Déjà dénoncées pour leurs piètres conditions de travail et leurs dégâts sur l’environnement, les mines clandestines en Colombie sont accusées d’un autre effet pervers : une explosion des cas de paludisme, multipliés par quatre dans certaines régions.
« Le pays avait plus ou moins contrôlé le problème du paludisme (…), dont la mortalité avait diminué de façon substantielle, mais à cause de l’activité minière illégale (…), nous avons depuis l’an dernier, et surtout cette année, quelques foyers », a expliqué cette semaine le ministre de la Santé, Alejandro Gaviria.
« Nous avons constaté une hausse des cas de paludisme et de la mortalité dans les départements de Choco (ouest) et Bajo Cauca (sud-ouest) », a-t-il détaillé sur la radio RCN.
Situé en pleine jungle, le département de Choco est le plus touché, selon le dernier rapport de l’Institut national de la santé (INS).
L’INS y recense, depuis début 2016, 18.524 cas de paludisme sous forme légère et quelque 300 cas de la version plus grave de la maladie, qui peut générer des troubles sanguins, hépatiques, rénaux ou cérébraux.
Un an plus tôt, le nombre de cas enregistrés dans cette zone était quatre fois moins élevé : 4.740.
Le phénomène n’est pas nouveau.

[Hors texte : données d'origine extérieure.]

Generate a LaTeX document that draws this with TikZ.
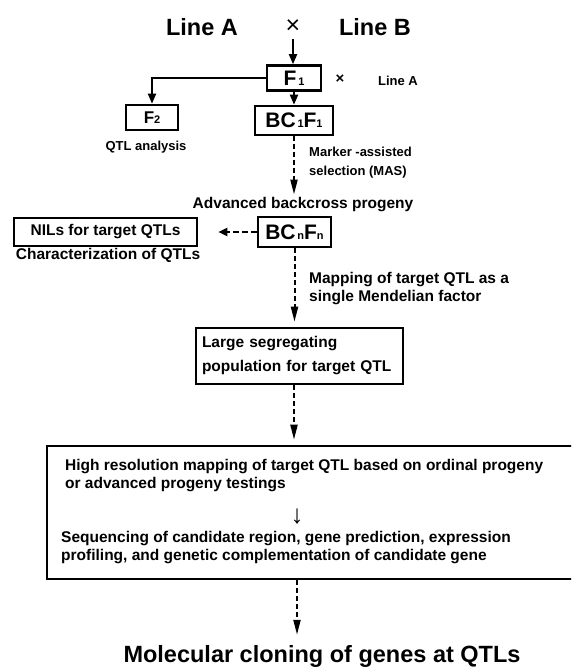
\documentclass[tikz,border=0pt]{standalone}
\usepackage{fontspec}
\setmainfont{Liberation Sans}
\usetikzlibrary{arrows.meta, positioning}

% generation symbol: large letters followed by small index
\newcommand{\gensym}[3]{{\fontsize{#1}{#1}\selectfont #2}{\fontsize{11}{11}\selectfont #3}}

\tikzset{
	box/.style={draw, line width=2.6pt, inner sep=0pt},
	link/.style={line width=2pt, -{Triangle[length=10pt,width=8pt]}},
	dlink/.style={line width=2pt, dash pattern=on 5pt off 3pt, -{Triangle[length=15pt,width=7pt]}},
	bigtext/.style={font=\bfseries\fontsize{23.5}{26}\selectfont, inner sep=0pt},
	midtext/.style={font=\bfseries\fontsize{15.5}{18}\selectfont, inner sep=0pt, align=left},
	smalltext/.style={font=\bfseries\fontsize{13}{19}\selectfont, inner sep=0pt, align=left}
}

\begin{document}
\begin{tikzpicture}[x=1pt, y=-1pt]
		\clip (0,0) rectangle (571,669);
		
		% parents
		\node[bigtext] (lineA) at (202,27) {Line A};
		\node[bigtext, font=\fontsize{25}{26}\selectfont] (cross) at (293,27) {×};
		\node[bigtext] (lineB) at (375,27) {Line B};
		
		% F1, F2 and first backcross
		\node[box, minimum width=54pt, minimum height=25pt] (f1) at (294,78) {\bfseries\gensym{21}{F}{\,1}};
		\node[smalltext, font=\bfseries\fontsize{15}{15}\selectfont] (cross2) at (340,79) {×};
		\node[smalltext] (lineA2) at (398,81) {Line A};
		\node[box, minimum width=52pt, minimum height=25pt] (f2) at (152,117.5) {\bfseries\gensym{17}{F}{2}};
		\node[smalltext] (qtl) at (146,147) {QTL analysis};
		\node[box, minimum width=78pt, minimum height=29pt] (bc1) at (294,120.5) {\bfseries\gensym{21}{BC}{\,1}\gensym{21}{F}{1}};
		
		\draw[link, shorten <=5pt] (cross.south) -- (cross.south |- f1.north);
		\draw[link] (f1.west) -| (f2.north);
		\draw[link] (f1) -- (bc1);
		
		% marker-assisted selection
		\node[smalltext, anchor=west] (mas) at (309,163) {Marker -assisted\\selection (MAS)};
		\node[midtext] (adv) at (303,205) {Advanced backcross progeny};
		\draw[dlink, shorten >=3pt] (bc1) -- (bc1 |- adv.north);
		
		% advanced backcross
		\node[midtext, box, minimum width=183pt, minimum height=28pt] (nils) at (105.5,232) {NILs for target QTLs};
		\node[midtext] (char) at (108,255) {Characterization of QTLs};
		\node[box, minimum width=73pt, minimum height=30pt] (bcn) at (294.5,232) {\bfseries\gensym{21}{BC}{\,n}\gensym{21}{F}{n}};
		\draw[line width=2pt, dash pattern=on 6pt off 3pt, -{Triangle[length=9pt,width=8pt]}, shorten >=20pt] (bcn.west) -- (nils.east);
		
		% mapping as a single factor
		\node[midtext, anchor=west] (map) at (309,288.5) {Mapping of target QTL as a\\single Mendelian factor};
		\node[midtext, box, minimum width=207pt, minimum height=56pt, text width=195pt, inner xsep=6pt, font=\bfseries\fontsize{15.5}{24}\selectfont] (large) at (299.5,356) {Large segregating\\population for target QTL};
		\draw[dlink, shorten >=5pt] (bcn.south) -- (bcn.south |- large.north);
		
		% fine mapping
		\node[box, minimum width=533pt, minimum height=133pt] (hires) at (313.5,512.5) {};
		\node[midtext, anchor=west] (hr1) at (65,476) {High resolution mapping of target QTL based on ordinal progeny\\or advanced progeny testings};
		\node[font=\fontsize{26}{26}\selectfont, inner sep=0pt] (down) at (297,517) {↓};
		\node[midtext, anchor=west] (hr2) at (61,547.5) {Sequencing of candidate region, gene prediction, expression\\profiling, and genetic complementation of candidate gene};
		\draw[dlink, shorten >=5pt] (large.south -| bc1) -- (hires.north -| bc1);
		
		% cloning
		\node[bigtext] (mol) at (322,656) {Molecular cloning of genes at QTLs};
		\draw[dlink, shorten >=10pt] (hires.south -| down) -- (down |- mol.north);
	\end{tikzpicture}
\end{document}
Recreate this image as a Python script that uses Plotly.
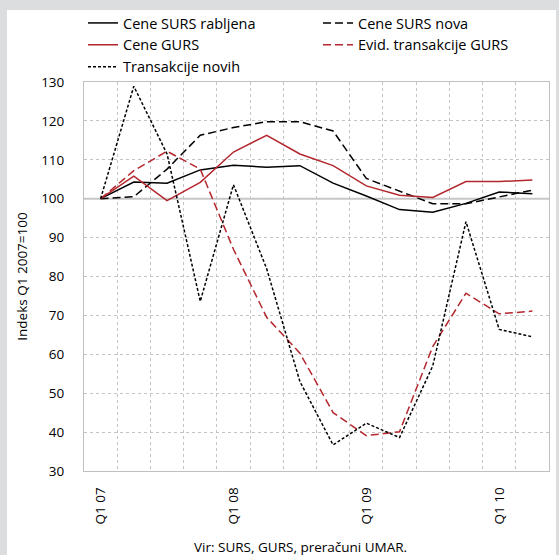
import plotly.graph_objects as go

quarters = ["Q1 07", "Q2 07", "Q3 07", "Q4 07",
            "Q1 08", "Q2 08", "Q3 08", "Q4 08",
            "Q1 09", "Q2 09", "Q3 09", "Q4 09",
            "Q1 10", "Q2 10"]
tick_text = [q if q.startswith("Q1") else "" for q in quarters]

surs_rabljena = [100, 104.3, 104.0, 107.4, 108.6, 108.1, 108.5, 104.0, 100.7, 97.2, 96.5, 98.8, 101.7, 101.3]
surs_nova = [100, 100.5, 107.6, 116.3, 118.3, 119.8, 119.8, 117.4, 105.2, 102.0, 98.7, 98.7, 100.5, 102.2]
gurs = [100, 105.8, 99.5, 104.2, 112.0, 116.3, 111.5, 108.5, 103.3, 100.9, 100.3, 104.4, 104.4, 104.8]
evid_gurs = [100, 107.2, 112.2, 107.6, 87.0, 69.5, 60.3, 45.0, 39.1, 40.1, 62.0, 75.7, 70.4, 71.1]
transakcije_novih = [100, 128.9, 111.5, 73.6, 103.6, 82.0, 53.0, 36.7, 42.3, 38.6, 57.0, 94.1, 66.4, 64.5]

RED = "#b3272d"
GRAY_BG = "#dcdddf"
FONT = "Open Sans"

W, H = 559, 555
L, R, T, B = 84, 10, 82, 84
pw, ph = W - L - R, H - T - B

def px2x(px):
    return (px - L) / pw

def py2y(py):
    return (H - B - py) / ph

fig = go.Figure()
series = [
    ("Cene SURS rabljena", surs_rabljena, "black", "solid"),
    ("Cene SURS nova", surs_nova, "black", "8px,4px"),
    ("Cene GURS", gurs, RED, "solid"),
    ("Evid. transakcije GURS", evid_gurs, RED, "8px,4px"),
    ("Transakcije novih", transakcije_novih, "black", "3px,2px"),
]
for name, vals, col, dash in series:
    fig.add_trace(go.Scatter(x=quarters, y=vals, name=name, mode="lines",
                             line=dict(color=col, width=1.5, dash=dash)))

shapes = [
    dict(type="rect", xref="paper", yref="paper",
         x0=px2x(7), x1=px2x(556), y0=py2y(556), y1=py2y(10),
         fillcolor="white", line=dict(width=0), layer="below"),
    dict(type="line", xref="paper", yref="y", x0=0, x1=1, y0=100, y1=100,
         line=dict(color="#c8c8c8", width=2), layer="below"),
]

fig.update_layout(
    width=W, height=H,
    margin=dict(l=L, r=R, t=T, b=B, autoexpand=False),
    paper_bgcolor=GRAY_BG,
    plot_bgcolor="white",
    font=dict(family=FONT, size=13, color="black"),
    shapes=shapes,
    showlegend=True,
    legend=dict(orientation="h", x=px2x(83), xanchor="left", y=py2y(7), yanchor="top",
                entrywidth=190, entrywidthmode="pixels",
                bgcolor="rgba(0,0,0,0)", font=dict(size=14.5),
                tracegroupgap=0, itemclick=False),
    annotations=[dict(text="Vir: SURS, GURS, preračuni UMAR.", xref="paper", yref="paper",
                      x=px2x(300), y=py2y(547), xanchor="center", yanchor="middle",
                      showarrow=False, font=dict(size=13.5))],
)
fig.update_xaxes(
    type="category", range=[-0.5, 13.5],
    tickmode="array", tickvals=quarters, ticktext=tick_text, tickangle=-90,
    tickson="boundaries", ticks="",
    showgrid=True, gridcolor="#c4c4c4", griddash="dot", gridwidth=1,
    showline=True, linecolor="#c0c0c0", linewidth=1, mirror=True,
    ticklabelstandoff=10, tickfont=dict(size=13.5),
)
fig.update_yaxes(
    range=[30, 130], dtick=10, tick0=30,
    showgrid=True, gridcolor="#c4c4c4", griddash="dot", gridwidth=1,
    showline=True, linecolor="#c0c0c0", linewidth=1, mirror=True,
    zeroline=False, ticks="", ticklabelstandoff=16, tickfont=dict(size=13.5),
    title=dict(text="Indeks Q1 2007=100", font=dict(size=13.5), standoff=10),
)

fig.write_html(
    "out.html",
    config={"displayModeBar": False},
    post_script="document.body.style.margin='0';document.body.style.background='%s';" % GRAY_BG,
)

Selon l’INS, « les déplacements de population associés à l’exploitation de mines d’or » et la déforestation associée à cette activité « ont provoqué des épidémies isolées » de paludisme, par le passé, en Amérique latine.
En Colombie, l’activité minière est un secteur important de l’économie. Selon les derniers chiffres officiels disponibles, les mines légales ont apporté 2,3% du PIB en 2012, soit 8,5 milliards de dollars.
Mais plus de la moitié des sites exploités sont en fait illégaux, selon les autorités.
Ces mines clandestines, servant de source de financement aux groupes armées illégaux, sont généralement montrées du doigt par les ONG et les autorités pour leurs conditions de travail proches de l’esclavage et leur impact déplorable sur l’environnement.
– Prolifération de moustiques –
Dans ces zones de non-droit, « des machines excavatrices creusent des trous énormes où l’eau s’accumule, de parfaits bouillons de culture pour le moustique vecteur du paludisme », explique à l’AFP le chercheur Ivan Dario Vélez, directeur du programme d’études et de contrôle des maladies tropicales de l’université d’Antioquia.
En outre, les campements où s’installent les mineurs clandestins « manquent généralement de services publics et de conditions minimales de salubrité », accentuant la prolifération de moustiques et donc de la maladie.
Selon M. Vélez, le lien entre paludisme et activité minière illégale a déjà été étudié dans d’autres pays, comme le Brésil.
Le paludisme, aussi appelé malaria, provoque de la fièvre, des maux de tête, des tremblements et des vomissements. En 2015, il a touché 214 millions de personnes dans le monde, en tuant 438.000, selon l’Organisation mondiale de la santé (OMS).
Transmise par un moustique, la maladie touche principalement l’Afrique subsaharienne, et de moins en moins l’Amérique du sud : depuis 2000, la mortalité liée au paludisme y a chuté de 72% et l’OMS prévoit l’éradication de la maladie dans huit pays latino-américains d’ici 2020.
Dans le département colombien de Choco, l’explosion des cas se double malheureusement d' »une pénurie globale de médicaments » contre cette affection, a souligné le ministre de la Santé.
Quelque 7.000 doses du médicament nécessaire sont en cours d’envoi vers ce département, qui est le plus pauvre du pays, a-t-il précisé .
Entre 2015 et 2016, une trentaine de personnes sont décédées de paludisme dans cette zone, la plupart dans des communautés indigènes et afro-colombiennes qui vivent souvent isolées des centres urbains, selon le bureau du Défenseur du peuple, organisme de défense des droits de l’homme qui a alerté cette semaine d’une « hausse inquiétante » des cas.
La Cour constitutionnelle a lancé en février une enquête dans ce même département sur le décès de 37 enfants et de l’intoxication de 64 autres, victimes en 2013 et 2014 de maladies qui seraient liées au mercure utilisé dans les mines.